Lompat ke konten Lompat ke sidebar Lompat ke footer

Widget HTML Atas

Berkunjung ke Makam Dalai Lama

Berkunjung ke Makam Dalai Lama

Berkunjung ke Makam Dalai Lama - Sebetulnya letaknya tidak terlalu jauh. Tetapi Tibet rasanya tidak terjangkau, karena jarang ada paket wisata ke sana. Namun bulan September tahun lalu, Irawati mendapat kesempatan untuk menginjak "negeri atap dunia" itu.

Makam Dalai Lama, Potala
Makam Dalai Lama, Potala. img/tibet.prm.ox.ac.uk

Waktu menuju Cina hati saya sudah was-was, teringat pengalaman ketika melancong ke sana tahun 1993. Pesawat eks Rusia yang membawa kami ke sana kemari sudah tua dan sering terlambat beberapa jam. Bahkan pernah di-cancel 24 jam dan keesokan harinya para penumpang harus berebut tempat. Ternyata enam tahun kemudian keadaan sudah jauh berubah.

Kami harus menginap di Chengdu sebelum terbang ke Lhasa, ibukota Tibet. Ada tiga penerbangan ke sana setiap hari selang lima menit. Sedianya kami naik pesawat terakhir, pukul 07.00 pagi, namun hari itu penerbangan ditangguhkan karena cuaca.

Lhasa dilihat dari Biara Pabonka
Lhasa dilihat dari Biara Pabonka

Akhirnya, pesawat Airbus 340-300 China Southern Airlines yang penuh oleh penumpang pun take-off. Selain orang setempat yang kelihatan dari pakaian tradisionalnya, juga tampak banyak turis bule. Setelah penerbangan beberapa jam, kami mendarat di lapangan terbang Kongka yang terletak 3.700 m di atas permukaan laut. Ini merupakan lapangan terbang kedua tertinggi setelah Bandara Panta yang terletak di sebelah timur Tibet.

Gonggar airport
Gonggar airport

Sebelumnya, kami sudah diberi tahu supaya jangan terlalu bersemangat dan "boros tenaga" karena udara di Tibet tipis. Bisa mengakibatkan mual atau pusing. Karena itu kami dianjurkan membeli oksigen dalam tabung yang bentuknya mirip tabung Baygon dengan penutup mulut. Harganya 40 RMB untuk tabung yang agak besar. Yang kecil 30 RMB. Waktu itu AS $ 100 sama dengan 830 RMB.
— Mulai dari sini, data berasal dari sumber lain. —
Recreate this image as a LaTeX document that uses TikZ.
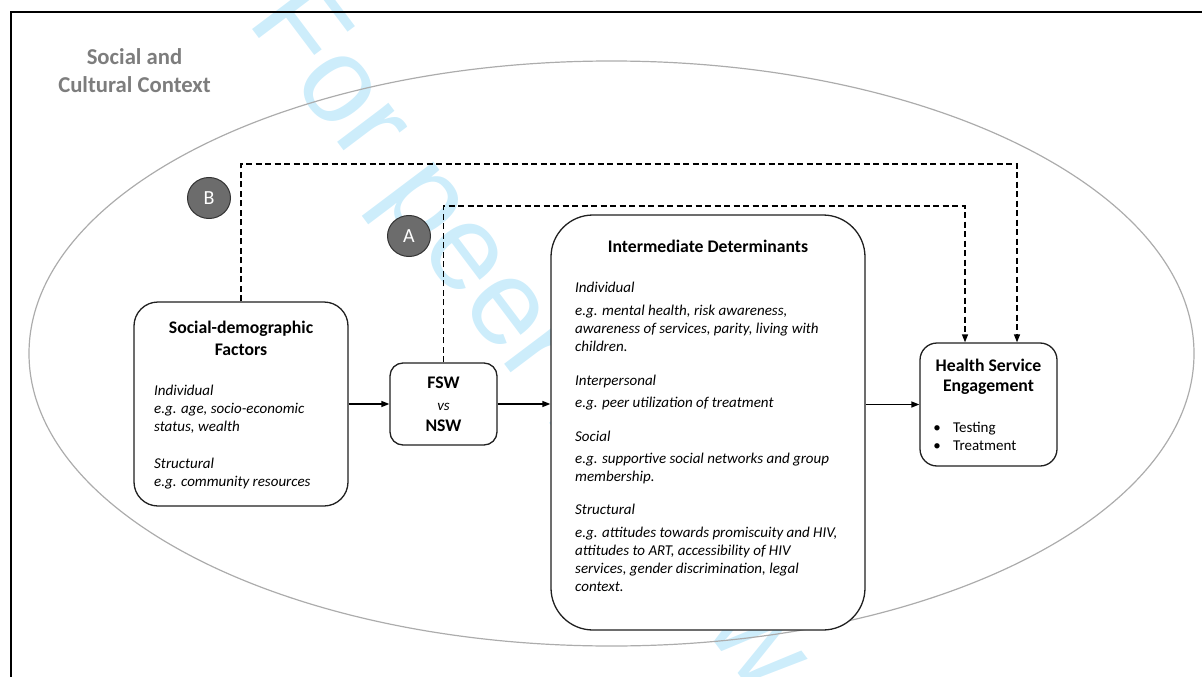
\documentclass[tikz,border=0pt]{standalone}
\usepackage{fontspec}
\setmainfont{Carlito}
\newfontfamily\wmfont{Liberation Sans}
\usetikzlibrary{arrows.meta,shapes.geometric}

\definecolor{wmblue}{RGB}{205,237,251}
\definecolor{ctxgray}{RGB}{125,125,125}
\definecolor{ringgray}{RGB}{172,172,172}
\definecolor{edgecol}{RGB}{32,32,32}
\definecolor{badgefill}{RGB}{108,108,108}

\tikzset{
  panel/.style={draw=edgecol, line width=1.3pt, fill=white, inner sep=0pt},
  heading/.style={font=\bfseries\fontsize{17.7}{21}\selectfont, inner sep=0pt, anchor=base},
  body/.style={font=\itshape\fontsize{15}{18}\selectfont, inner sep=0pt, anchor=base west},
  plain/.style={font=\fontsize{15}{18}\selectfont, inner sep=0pt, anchor=base west},
  flow/.style={line width=1.4pt, -{Triangle[length=8pt,width=6pt]}},
  link/.style={line width=1.4pt, dash pattern=on 6pt off 3.5pt, -{Triangle[length=8pt,width=6pt]}},
  badge/.style={ellipse, draw=black!80, fill=badgefill, line width=1pt,
    minimum width=43pt, minimum height=41pt, inner sep=0pt, text=white,
    font=\fontsize{20}{20}\selectfont},
  context/.style={font=\bfseries\fontsize{22.7}{27}\selectfont, text=ctxgray, inner sep=0pt, anchor=base},
}

\begin{document}
\begin{tikzpicture}[x=1pt,y=-1pt]
\useasboundingbox (0,0) rectangle (1202,677);

% diagonal watermark in the background
\node[text=wmblue, rotate=-53, anchor=base, inner sep=0pt,
      font=\wmfont\fontsize{122}{122}\selectfont] (mark) at (502,360) {For peer review};

% page frame (top and left edges)
\draw[line width=1.3pt] (11,677) -- (11,12) -- (1202,12);

% social and cultural context ring
\draw[ringgray, line width=1.2pt] (611.5,353.5) ellipse [x radius=582.5, y radius=292.5];
\node[context] (ctx1) at (134.5,65) {Social and};
\node[context] (ctx2) at (134.5,92.5) {Cultural Context};

% pathway labels
\node[badge] (bB) at (209,198) {B};
\node[badge] (bA) at (409,236) {A};

% corners of the dashed direct pathways
\coordinate (bTop) at (1017,164);
\coordinate (aTop) at (965,206);

% boxes
\node[panel, rounded corners=24pt, minimum width=214pt, minimum height=204pt] (sd) at (241,404) {};
\node[panel, rounded corners=13pt, minimum width=107pt, minimum height=82pt] (fsw) at (443.5,404) {};
\node[panel, rounded corners=42pt, minimum width=314pt, minimum height=415pt] (inter) at (708,422.5) {};
\node[panel, rounded corners=17pt, minimum width=137pt, minimum height=123pt] (hse) at (988.5,404.5) {};

\draw[link] (sd.north) |- (bTop) -- (bTop |- hse.north);
\draw[link] (fsw.north) |- (aTop) -- (aTop |- hse.north);

% main flow
\draw[flow] (sd.east) -- (fsw.west);
\draw[flow] (fsw.east) -- (fsw.east -| inter.west);
\draw[flow] (hse.west -| inter.east) -- (hse.west);

% social-demographic factors
\node[heading] (sdT1) at (241,333) {Social-demographic};
\node[heading] (sdT2) at (241,355) {Factors};
\node[body] (sd1) at (154,395) {Individual};
\node[body] (sd2) at (154,413) {e.g. age, socio-economic};
\node[body] (sd3) at (154,431) {status, wealth};
\node[body] (sd4) at (154,468) {Structural};
\node[body] (sd5) at (154,486) {e.g. community resources};

% FSW vs NSW
\node[heading] (fsw1) at (443.5,388) {FSW};
\node[body, anchor=base] (fsw2) at (443.5,410) {vs};
\node[heading] (fsw3) at (443.5,431) {NSW};

% intermediate determinants
\node[heading] (inT) at (708,252) {Intermediate Determinants};
\node[body] (in1) at (575,292) {Individual};
\node[body] (in2) at (575,315) {e.g. mental health, risk awareness,};
\node[body] (in3) at (575,333) {awareness of services, parity, living with};
\node[body] (in4) at (575,351) {children.};
\node[body] (in5) at (575,385) {Interpersonal};
\node[body] (in6) at (575,407) {e.g. peer utilization of treatment};
\node[body] (in7) at (575,441) {Social};
\node[body] (in8) at (575,463) {e.g. supportive social networks and group};
\node[body] (in9) at (575,481) {membership.};
\node[body] (in10) at (575,514) {Structural};
\node[body] (in11) at (575,537) {e.g. attitudes towards promiscuity and HIV,};
\node[body] (in12) at (575,555) {attitudes to ART, accessibility of HIV};
\node[body] (in13) at (575,573) {services, gender discrimination, legal};
\node[body] (in14) at (575,591) {context.};

% health service engagement
\node[heading] (hT1) at (988.5,371) {Health Service};
\node[heading] (hT2) at (988.5,391) {Engagement};
\node[plain, anchor=base] (hb1) at (937,432) {\textbullet};
\node[plain] (h1) at (953,432) {Testing};
\node[plain, anchor=base] (hb2) at (937,450) {\textbullet};
\node[plain] (h2) at (953,450) {Treatment};
\end{tikzpicture}
\end{document}
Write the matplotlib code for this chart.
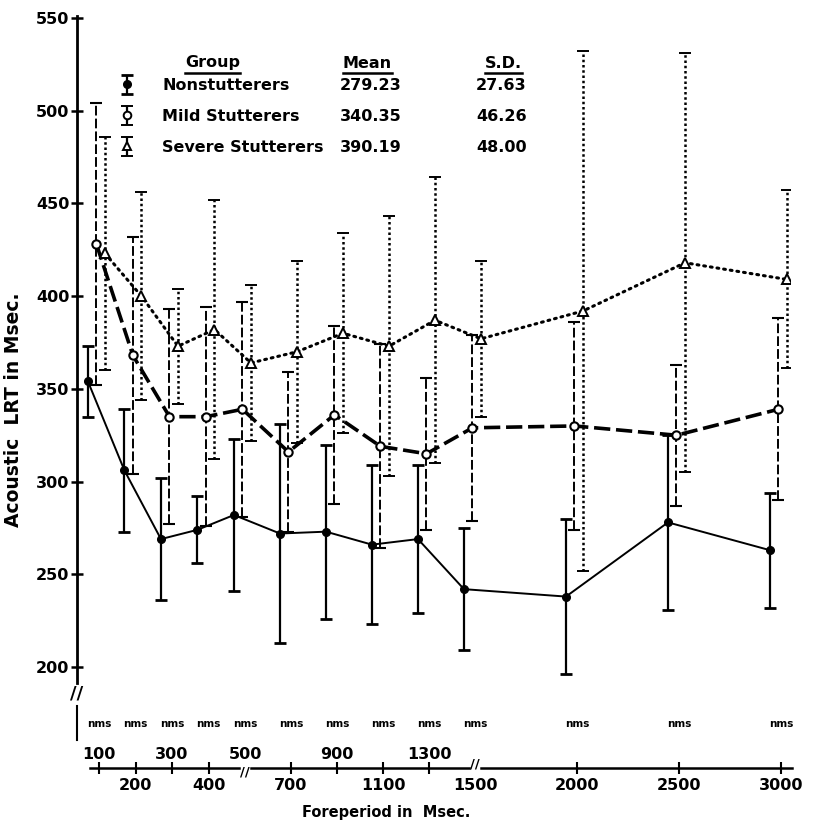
import numpy as np
import matplotlib
matplotlib.use("Agg")
import matplotlib.pyplot as plt
from matplotlib.transforms import ScaledTranslation
from matplotlib.lines import Line2D
from matplotlib.container import ErrorbarContainer
from matplotlib.legend_handler import HandlerErrorbar

# -----------------------------
# DATA
# -----------------------------
foreperiod = [100, 200, 300, 400, 500, 700, 900, 1100, 1300, 1500, 2000, 2500, 3000]

non_mean = [354, 306, 269, 274, 282, 272, 273, 266, 269, 242, 238, 278, 263]
non_sd = [19, 33, 33, 18, 41, 59, 47, 43, 40, 33, 42, 47, 31]

mild_mean = [428, 368, 335, 335, 339, 316, 336, 319, 315, 329, 330, 325, 339]
mild_sd = [76, 64, 58, 59, 58, 43, 48, 55, 41, 50, 56, 38, 49]

severe_mean = [423, 400, 373, 382, 364, 370, 380, 373, 387, 377, 392, 418, 409]
severe_sd = [63, 56, 31, 70, 42, 49, 54, 70, 77, 42, 140, 113, 48]

groups = ["Nonstutterers", "Mild Stutterers", "Severe Stutterers"]
group_mean = ["279.23", "340.35", "390.19"]
group_sd = ["27.63", "46.26", "48.00"]

y_ticks = [200, 250, 300, 350, 400, 450, 500, 550]
upper_labels = [100, 300, 500, 900, 1300]
lower_labels = [200, 400, 700, 1100, 1500, 2000, 2500, 3000]
tick_marks = [100, 200, 300, 400, 700, 900, 1100, 1300, 2000, 2500, 3000]
axis_breaks = [500, 1500]


# -----------------------------
# BROKEN FOREPERIOD SCALE
# 100-500 by 100, 500-1500 by 200, 1500-3000 by 500
# -----------------------------
knots = [0, 100, 500, 1500, 3000, 3500]
knot_pos = [-36.5, 0, 146, 376, 682, 784]


def fwd(x):
    return np.interp(x, knots, knot_pos)


def inv(u):
    return np.interp(u, knot_pos, knots)


W, H = 814, 823
BOLD = dict(fontweight="bold", family="DejaVu Sans")

fig = plt.figure(figsize=(W / 100, H / 100), dpi=100)

ax = fig.add_axes([77 / W, 1 - 683 / H, 713.4 / W, 666.9 / H])
ax.set_xscale("function", functions=(fwd, inv))
ax.set_xlim(70, 3100)
ax.set_ylim(191.4, 551)
for s in ["top", "right", "bottom"]:
    ax.spines[s].set_visible(False)
ax.spines["left"].set_linewidth(2)
ax.set_xticks([])
ax.set_yticks(y_ticks)
ax.tick_params(axis="y", direction="inout", length=9, width=1.8, labelsize=11.5, pad=1)
for lab in ax.get_yticklabels():
    lab.set_fontweight("bold")


def shifted(px):
    return ax.transData + ScaledTranslation(px / 100, 0, fig.dpi_scale_trans)


# -----------------------------
# SERIES
# -----------------------------
c_non = ax.errorbar(foreperiod, non_mean, yerr=non_sd, color="black",
                    marker="o", ms=5.5, ls="-", lw=1.4,
                    elinewidth=1.6, capsize=4, capthick=2,
                    transform=shifted(0))

c_mild = ax.errorbar(foreperiod, mild_mean, yerr=mild_sd, color="black",
                     marker="o", ms=6, mfc="white", mew=1.5,
                     ls=(0, (4.5, 1.6)), lw=2.6,
                     elinewidth=1.4, capsize=4, capthick=2,
                     transform=shifted(8.5))
c_mild[2][0].set_linestyle((0, (5, 1.6)))

c_sev = ax.errorbar(foreperiod, severe_mean, yerr=severe_sd, color="black",
                    marker="^", ms=6.5, mfc="white", mew=1.4,
                    ls=(0, (0.6, 1.6)), lw=2.2, dash_capstyle="round",
                    elinewidth=1.8, capsize=4, capthick=2,
                    transform=shifted(17))
c_sev[2][0].set_linestyle((0, (1, 1.1)))

# y-axis break
fig.text(77 / W, 1 - 693 / H, "//", ha="center", va="center", fontsize=13, **BOLD)
fig.add_artist(Line2D([77 / W, 77 / W], [1 - 706 / H, 1 - 740 / H], color="black", lw=1.5))


# -----------------------------
# LEGEND TABLE
# -----------------------------
dummy = fig.add_axes([0, 0, 0.01, 0.01])
dummy.set_visible(False)
proxies = [
    dummy.errorbar([1], [1], yerr=[1], color="black", marker="o", ms=5.5, ls="none",
                   elinewidth=1.6, capsize=4, capthick=2),
    dummy.errorbar([1], [1], yerr=[1], color="black", marker="o", ms=5.5, mfc="white",
                   mew=1.4, ls="none", elinewidth=1.6, capsize=4, capthick=2),
    dummy.errorbar([1], [1], yerr=[1], color="black", marker="^", ms=6, mfc="white",
                   mew=1.4, ls="none", elinewidth=1.6, capsize=4, capthick=2),
]
leg = fig.legend(handles=proxies, labels=groups, loc="upper left",
                 bbox_to_anchor=(119 / W, 1 - 78 / H), frameon=False,
                 borderpad=0, borderaxespad=0, handlelength=1.0, handletextpad=1.7,
                 labelspacing=1.0, numpoints=1,
                 prop=dict(weight="bold", size=11.5, family="DejaVu Sans"),
                 handler_map={ErrorbarContainer: HandlerErrorbar(xerr_size=0.3, yerr_size=0.6)})

fig.canvas.draw()
renderer = fig.canvas.get_renderer()
for txt, m, sd in zip(leg.get_texts(), group_mean, group_sd):
    bb = txt.get_window_extent(renderer)
    yc = (bb.y0 + bb.y1) / 2 / H
    fig.text(340 / W, yc, m, ha="left", va="center", fontsize=11.5, **BOLD)
    fig.text(476 / W, yc, sd, ha="left", va="center", fontsize=11.5, **BOLD)

for label, x in [("Group", 185), ("Mean", 343), ("S.D.", 485)]:
    t = fig.text(x / W, 1 - 63 / H, label, ha="left", va="center", fontsize=11.5, **BOLD)
    bb = t.get_window_extent(renderer)
    fig.add_artist(Line2D([bb.x0 / W, bb.x1 / W], [1 - 73 / H, 1 - 73 / H], color="black", lw=1.8))


# -----------------------------
# BOTTOM FOREPERIOD AXIS
# -----------------------------
ax2 = fig.add_axes([(77.05 + 11) / W, 1 - 768 / H, 713.4 / W, 0.0005])
ax2.set_xscale("function", functions=(fwd, inv))
ax2.set_xlim(70, 3100)
ax2.set_ylim(0, 1)
for s in ax2.spines.values():
    s.set_visible(False)
ax2.patch.set_visible(False)
ax2.set_yticks([])
ax2.set_xticks(tick_marks)
ax2.tick_params(axis="x", direction="inout", length=9, width=1.5, labelbottom=False)

xt = ax2.get_xaxis_transform()
for a, b in [(75, 484), (526, 1474), (1529, 3054)]:
    ax2.plot([a, b], [0, 0], color="black", lw=1.8, transform=xt, clip_on=False)
# break marks sit on the side away from that break's label
for v, dy in zip(axis_breaks, [-3, 3]):
    ax2.annotate("//", xy=(v, 0), xycoords=xt, xytext=(0, dy), textcoords="offset points",
                 ha="center", va="center", fontsize=9.5, **BOLD)
for v in lower_labels:
    ax2.annotate(str(v), xy=(v, 0), xycoords=xt, xytext=(0, -12.5), textcoords="offset points",
                 ha="center", va="center", fontsize=11.5, **BOLD)
for v in upper_labels:
    ax2.annotate(str(v), xy=(v, 0), xycoords=xt, xytext=(0, 10), textcoords="offset points",
                 ha="center", va="center", fontsize=11.5, **BOLD)
for v in foreperiod:
    ax2.annotate("nms", xy=(v, 0), xycoords=xt, xytext=(0, 32), textcoords="offset points",
                 ha="center", va="center", fontsize=7.5, **BOLD)

fig.text(386 / W, 1 - 812 / H, "Foreperiod in  Msec.", ha="center", va="center", fontsize=10.5, **BOLD)
fig.text(14 / W, 1 - 410 / H, "Acoustic  LRT in Msec.", ha="center", va="center",
         rotation=90, fontsize=13.5, **BOLD)

fig.savefig("out.png", dpi=100)
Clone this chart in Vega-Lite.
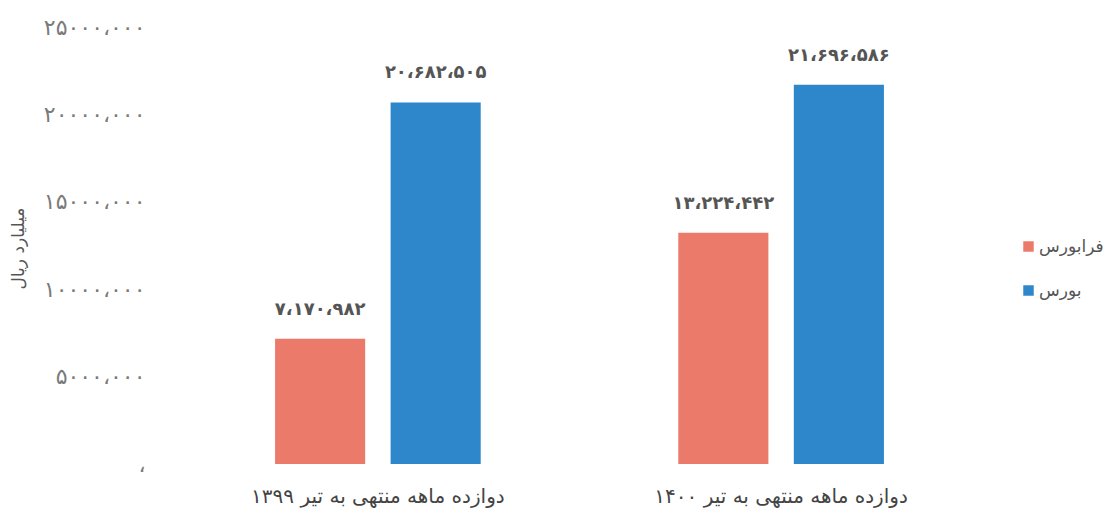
{
  "$schema": "https://vega.github.io/schema/vega-lite/v6.json",
  "autosize": "none",
  "width": 829,
  "height": 437,
  "padding": {"left": 165, "top": 27, "right": 116, "bottom": 54},
  "background": "white",
  "config": {"view": {"stroke": null}, "font": "DejaVu Sans"},
  "data": {
    "values": [
      {"period": "دوازده ماهه منتهی به تیر ۱۳۹۹", "market": "فرابورس", "value": 7170982, "label": "۷،۱۷۰،۹۸۲"},
      {"period": "دوازده ماهه منتهی به تیر ۱۳۹۹", "market": "بورس", "value": 20682505, "label": "۲۰،۶۸۲،۵۰۵"},
      {"period": "دوازده ماهه منتهی به تیر ۱۴۰۰", "market": "فرابورس", "value": 13224442, "label": "۱۳،۲۲۴،۴۴۲"},
      {"period": "دوازده ماهه منتهی به تیر ۱۴۰۰", "market": "بورس", "value": 21696586, "label": "۲۱،۶۹۶،۵۸۶"}
    ]
  },
  "encoding": {
    "x": {
      "field": "period", "type": "nominal",
      "sort": ["دوازده ماهه منتهی به تیر ۱۳۹۹", "دوازده ماهه منتهی به تیر ۱۴۰۰"],
      "scale": {"paddingInner": 0.49, "paddingOuter": 0.273},
      "axis": {"title": null, "labelAngle": 0, "domain": false, "ticks": false, "labelPadding": 22, "labelFontSize": 20, "labelLimit": 0, "labelColor": "#444444", "labelFont": "DejaVu Sans"}
    },
    "xOffset": {
      "field": "market", "type": "nominal",
      "sort": ["فرابورس", "بورس"],
      "scale": {"paddingInner": 0.22, "paddingOuter": 0}
    },
    "y": {
      "field": "value", "type": "quantitative",
      "scale": {"domain": [0, 25000000], "nice": false},
      "axis": {
        "title": "میلیارد ریال",
        "titleFontSize": 17, "titleFontWeight": "normal", "titleColor": "#555555",
        "titleX": -138, "titleY": 221, "titleAngle": -90,
        "grid": false, "domain": false, "ticks": false,
        "values": [0, 5000000, 10000000, 15000000, 20000000, 25000000],
        "labelPadding": 20, "labelFontSize": 22, "labelColor": "#7a7a7a",
        "labelExpr": "datum.value == 25000000 ? '۲۵۰۰۰،۰۰۰' : datum.value == 20000000 ? '۲۰۰۰۰،۰۰۰' : datum.value == 15000000 ? '۱۵۰۰۰،۰۰۰' : datum.value == 10000000 ? '۱۰۰۰۰،۰۰۰' : datum.value == 5000000 ? '۵۰۰۰،۰۰۰' : '،'"
      }
    },
    "color": {
      "field": "market", "type": "nominal",
      "sort": ["فرابورس", "بورس"],
      "scale": {"domain": ["فرابورس", "بورس"], "range": ["#EB7A6B", "#2E87CB"]},
      "legend": {
        "title": null, "orient": "none", "legendX": 855, "legendY": 211,
        "symbolType": "square", "symbolSize": 110, "symbolStrokeWidth": 0,
        "labelFontSize": 17, "labelColor": "#555555", "rowPadding": 26, "labelOffset": 2
      }
    }
  },
  "layer": [
    {"mark": {"type": "bar"}},
    {
      "mark": {"type": "text", "baseline": "bottom", "dy": -20, "fontSize": 18, "fontWeight": "bold", "color": "#555555"},
      "encoding": {"text": {"field": "label"}, "color": {"value": "#555555"}}
    }
  ]
}
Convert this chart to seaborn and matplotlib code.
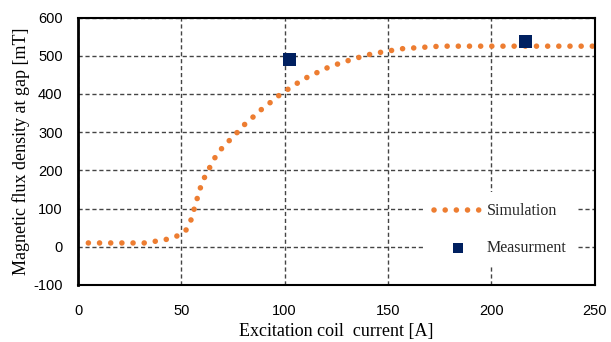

Matahari di Tibet sangat menyilaukan, sehingga banyak orang tua yang mengalami kesulitan dengan matanya. Tak heran kalau pemandu lokal yang menjumpai kami mengenakan kacamata hitam pekat. Cian Mij, pemandu itu, adalah wanita suku asli Tibet, tinggi semampai dan tampak sangat modis dengan gaun hitam panjang serta sepatu platform. Kukunya dicat coklat, ia pun mengenakan sweater bagus. Ia bercerita itu hadiah dari seseorang di Bavaria. Cian Mij pernah mendapat beasiswa setahun ke Jerman dan menggunakan kesempatan untuk keliling Eropa. Tak heran bahasa Inggrisnya bagus dan pengetahuan sejarahnya juga lengkap.

Ternyata jarak antara bandara dengan Kota Lhasa 100 km atau dua jam perjalanan. Sepanjang jalan hampir tidak ada bangunan atau manusia. Hanya pemandangan indah dan sering jalanan menyusuri sungai. Kami terpaksa buang air kecil di semak-semak pinggir jalan.

Bus juga berhenti sekali di tempat dengan pemandangan bagus dan ada gambar Buddha pada karang di pinggir jalan. Ada juga tiang yang dililit dengan kain warna-warni. Namanya Prayer Cloth, lima warna: putih melambangkan awan, merah melambangkan api, biru untuk langit, kuning untuk tanah, dan hijau melambangkan air.

Penduduk asli Lhasa berjumlah 130.000 orang dan banyak yang masih mengenakan pakaian tradisional. Namun kalau mau difoto, biarpun dengan lensa tele, mereka langsung menghindar.

Penduduk Lhasa
Penduduk Lhasa

Penduduk Lhasa
Penduduk Lhasa. img/yowangdu.com

Pada abad IX penduduk Tibet berjumlah 20 juta jiwa, tetapi sekarang tinggal dua juta saja. "Sedangkan militer Cina jumlahnya lebih dari dua juta, sebagian untuk menjaga perbatasan Tibet yang sangat panjang," kata Cian Mij. Tibet memang telah 40 tahun jadi sengketa. Cina bersikeras menganggap Tibet sebagai wilayahnya dengan otonomi khusus, namun gerakan perlawanan yang menghendaki kemerdekaan Tibet - di bawah pimpinan Dalai Lama yang hidup dalam pengasingan di Dharmsala, India - tak pernah surut.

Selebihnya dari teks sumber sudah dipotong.